A star-studded cosmic neighbor 210,000 light-years away is now available to view on our computer screens in unprecedented detail, thanks to NASA’s mighty James Webb Space Telescope (JWST) and the power of modern internet connection.
The newly released James Webb Space Telescope photo captures NGC 346, a star-forming region in a satellite galaxy of the Milky Way called the Small Magellanic Cloud (SMC). The blue wisps of light represent emissions from molecules like silicates and polycyclic aromatic hydrocarbons, while red fragments highlight dust warmed by the brightest and most massive stars in the region’s center.
Overall, astronomers have detected 1,001 light dots in the image — and most of them are still young stars blanketed in dust, according to a statement accompanying the image. This pocket of the universe is much younger than the Milky Way, our home galaxy, which is seen in the fewer amounts of heavy elements it features. The intriguing region is visible to the unaided eye in the southern constellation Tucana.
Heavy metals are usually churned in stars across timespans of eons, then deposited back into their local surroundings via cosmic processes like nuclear fusion and supernova explosions. Astronomers know cosmic dust is formed from those heavy elements, so they expected to see little of it in the NGC 346 region. However, the latest photo shows “ample dust within this region,” Webb representatives wrote in the statement.

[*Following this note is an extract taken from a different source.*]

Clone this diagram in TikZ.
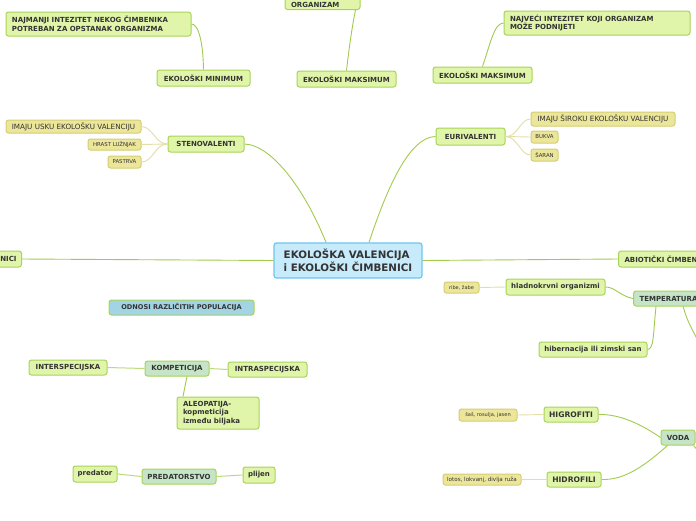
\documentclass[tikz,border=0pt]{standalone}
\usepackage{fontspec}
\setmainfont{DejaVu Sans}
\definecolor{gfill}{HTML}{E0F5A9}
\definecolor{gline}{HTML}{A8D35A}
\definecolor{yfill}{HTML}{ECE69B}
\definecolor{yline}{HTML}{D4CE72}
\definecolor{cfill}{HTML}{C8EBFB}
\definecolor{cline}{HTML}{6CC5EE}
\definecolor{tfill}{HTML}{C5E5C6}
\definecolor{ofill}{HTML}{A2D4E3}
\definecolor{txt}{HTML}{333333}
\definecolor{cgreen}{HTML}{A2CB4E}
\definecolor{clight}{HTML}{BCDB7A}
\definecolor{cyel}{HTML}{E2DEA6}
\begin{document}
\begin{tikzpicture}[x=1pt,y=-1pt,
  box/.style={draw, rounded corners=2.5pt, line width=1pt, inner sep=0pt, text=txt},
  gbox/.style={box, fill=gfill, draw=gline, font=\fontsize{7}{8.8}\selectfont\bfseries},
  ybox/.style={box, fill=yfill, draw=yline, font=\fontsize{5.4}{6.5}\selectfont},
  ybig/.style={box, fill=yfill, draw=yline, font=\fontsize{7.2}{8.6}\selectfont},
  tbox/.style={box, fill=tfill, draw=gline, font=\fontsize{7}{8.6}\selectfont\bfseries},
  obox/.style={box, fill=ofill, draw=gline, font=\fontsize{6.6}{8}\selectfont\bfseries},
  cbox/.style={box, fill=cfill, draw=cline, line width=1.2pt, font=\fontsize{10.3}{11.5}\selectfont\bfseries},
  conn/.style={draw=cgreen, line width=0.9pt},
  lconn/.style={draw=clight, line width=1pt},
  yconn/.style={draw=cyel, line width=0.9pt}]
\useasboundingbox (0,0) rectangle (696,520);
\clip (0,0) rectangle (696,520);
\fill[white] (0,0) rectangle (696,520);

% nodes
\node[cbox, minimum width=148pt, minimum height=35pt, align=left] (c) at (348,260.5) {EKOLOŠKA VALENCIJA\\i EKOLOŠKI ČIMBENICI};
\node[gbox, minimum width=185pt, minimum height=24pt, text width=173pt, align=left] (najmanji) at (98.5,24) {NAJMANJI INTEZITET NEKOG ČIMBENIKA\\POTREBAN ZA OPSTANAK ORGANIZMA};
\node[gbox, minimum width=93pt, minimum height=16pt] (min) at (203.5,78) {EKOLOŠKI MINIMUM};
\node[gbox, anchor=south, minimum width=75pt, text width=63pt, align=left, inner ysep=2pt] (org) at (322.5,10) {~\\ORGANIZAM};
\node[gbox, minimum width=99pt, minimum height=16pt] (maxm) at (346.5,79) {EKOLOŠKI MAKSIMUM};
\node[gbox, minimum width=186pt, minimum height=24pt, text width=174pt, align=left] (najveci) at (597,23) {NAJVEĆI INTEZITET KOJI ORGANIZAM\\MOŽE PODNIJETI};
\node[gbox, minimum width=99pt, minimum height=16pt] (maxr) at (482.5,75) {EKOLOŠKI MAKSIMUM};
\node[gbox, minimum width=76pt, minimum height=16pt] (steno) at (206,144) {STENOVALENTI};
\node[ybig, minimum width=135pt, minimum height=13pt] (usku) at (73.5,126.5) {IMAJU USKU EKOLOŠKU VALENCIJU};
\node[ybox, minimum width=53pt, minimum height=11pt] (hrast) at (114.5,144.5) {HRAST LUŽNJAK};
\node[ybox, minimum width=33pt, minimum height=12pt] (pastrva) at (124.5,162) {PASTRVA};
\node[gbox, minimum width=69pt, minimum height=17pt] (euri) at (470.5,136.5) {EURIVALENTI};
\node[ybig, minimum width=144pt, minimum height=14pt] (siroku) at (603,119) {IMAJU ŠIROKU EKOLOŠKU VALENCIJU};
\node[ybox, minimum width=27pt, minimum height=12pt] (bukva) at (544.5,137) {BUKVA};
\node[ybox, minimum width=27pt, minimum height=12pt] (saran) at (544.5,155) {ŠARAN};
\node[gbox, anchor=east, minimum height=16pt, text width=60pt, align=right, inner xsep=5pt] (nici) at (22,259) {NICI};
\node[obox, minimum width=145pt, minimum height=15pt] (odnosi) at (181.5,307.5) {ODNOSI RAZLIČITIH POPULACIJA};
\node[gbox, anchor=west, minimum height=16pt, inner xsep=6pt] (abio) at (618,259) {ABIOTIČKI ČIMBENICI};
\node[gbox, minimum width=99pt, minimum height=16pt] (hlad) at (555.5,287) {hladnokrvni organizmi};
\node[ybox, minimum width=35pt, minimum height=11pt, font=\fontsize{5}{6}\selectfont] (ribe) at (461.5,287.5) {ribe, žabe};
\node[tbox, anchor=west, minimum height=15pt, inner xsep=6pt] (temp) at (633,298.5) {TEMPERATURA};
\node[gbox, minimum width=108pt, minimum height=15pt] (hib) at (593,349.5) {hibernacija ili zimski san};
\node[tbox, minimum width=64pt, minimum height=15pt] (komp) at (177,368.5) {KOMPETICIJA};
\node[gbox, minimum width=78pt, minimum height=15pt] (inter) at (68,367.5) {INTERSPECIJSKA};
\node[gbox, minimum width=79pt, minimum height=15pt] (intra) at (267.5,369.5) {INTRASPECIJSKA};
\node[gbox, minimum width=82pt, minimum height=32pt, text width=70pt, align=left] (aleo) at (218,413) {ALEOPATIJA-\\kopmeticija\\između biljaka};
\node[tbox, minimum width=74pt, minimum height=15pt] (pred) at (179,476.5) {PREDATORSTVO};
\node[gbox, minimum width=44pt, minimum height=16pt] (predator) at (95,474) {predator};
\node[gbox, minimum width=32pt, minimum height=16pt] (plijen) at (259,475) {plijen};
\node[gbox, minimum width=54pt, minimum height=15pt, font=\fontsize{7.6}{9}\selectfont\bfseries] (higro) at (571,414.5) {HIGROFITI};
\node[ybox, minimum width=58pt, minimum height=12pt, font=\fontsize{5.1}{6}\selectfont] (sas) at (488,415) {šaš, rosulja, jasen};
\node[tbox, minimum width=34pt, minimum height=15pt] (voda) at (678,437.5) {VODA};
\node[gbox, minimum width=54pt, minimum height=15pt, font=\fontsize{7.6}{9}\selectfont\bfseries] (hidro) at (574,479.5) {HIDROFILI};
\node[ybox, minimum width=78pt, minimum height=11pt, font=\fontsize{5.6}{6.5}\selectfont] (lotos) at (482,479.5) {lotos, lokvanj, divlja ruža};
\coordinate (tempout) at (702,348);
\coordinate (vodaout) at (706,460);

% connectors
\draw[conn] ([xshift=-22pt]c.north) .. controls (305,190) and (272,145) .. (steno.east);
\draw[conn] ([xshift=21pt]c.north) .. controls (388,185) and (410,137) .. (euri.west);
\draw[conn] (c.west) -- (nici.east);
\draw[conn] (c.east) -- (abio.west);
\draw[conn] (min.north) .. controls (203,40) and (198,24) .. (najmanji.east);
\draw[conn] (maxm.north) .. controls (350,40) and (353,22) .. ([xshift=33pt]org.south);
\draw[conn] (maxr.north) .. controls (490,45) and (494,23) .. (najveci.west);
\draw[yconn] (steno.west) .. controls (155,144) and (153,127) .. (usku.east);
\draw[yconn] (steno.west) -- (hrast.east);
\draw[yconn] (steno.west) .. controls (155,144) and (153,162) .. (pastrva.east);
\draw[yconn] (euri.east) .. controls (518,137) and (520,119) .. (siroku.west);
\draw[yconn] (euri.east) -- (bukva.west);
\draw[yconn] (euri.east) .. controls (518,137) and (520,155) .. (saran.west);
\draw[yconn] (hlad.west) -- (ribe.east);
\draw[conn] (temp.west) .. controls (620,296) and (615,287) .. (hlad.east);
\draw[conn] ([xshift=23pt]temp.south west) .. controls (653,335) and (654,349) .. (hib.east);
\draw[conn] ([xshift=50pt]temp.south west) .. controls (688,322) .. (tempout);
\draw[lconn] (komp.west) -- (inter.east);
\draw[lconn] (komp.east) -- (intra.west);
\draw[conn] ([xshift=10pt]komp.south) -- ([xshift=-35pt]aleo.north);
\draw[lconn] (pred.west) -- (predator.east);
\draw[lconn] (pred.east) -- (plijen.west);
\draw[conn] (voda.west) .. controls (635,420) and (615,414) .. (higro.east);
\draw[conn] ([xshift=7pt]voda.south west) .. controls (640,470) and (622,480) .. (hidro.east);
\draw[conn] ([xshift=33pt]voda.south west) -- (vodaout);
\draw[yconn] (higro.west) -- (sas.east);
\draw[yconn] (hidro.west) -- (lotos.east);
\end{tikzpicture}
\end{document}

Astronomers say the image, which was captured using the Mid-Infrared Instrument (MIRI) onboard Webb, is allowing them to better understand how many stars and protostars are present in the region. Those observations could eventually shed more light on an era in the universe billions of years ago known as cosmic noon.
At that time, star births reached a peak rate across the universe and the level of heavy elements was lower than amounts measured today — a distribution in line with how NGC 346 is now evidenced to be.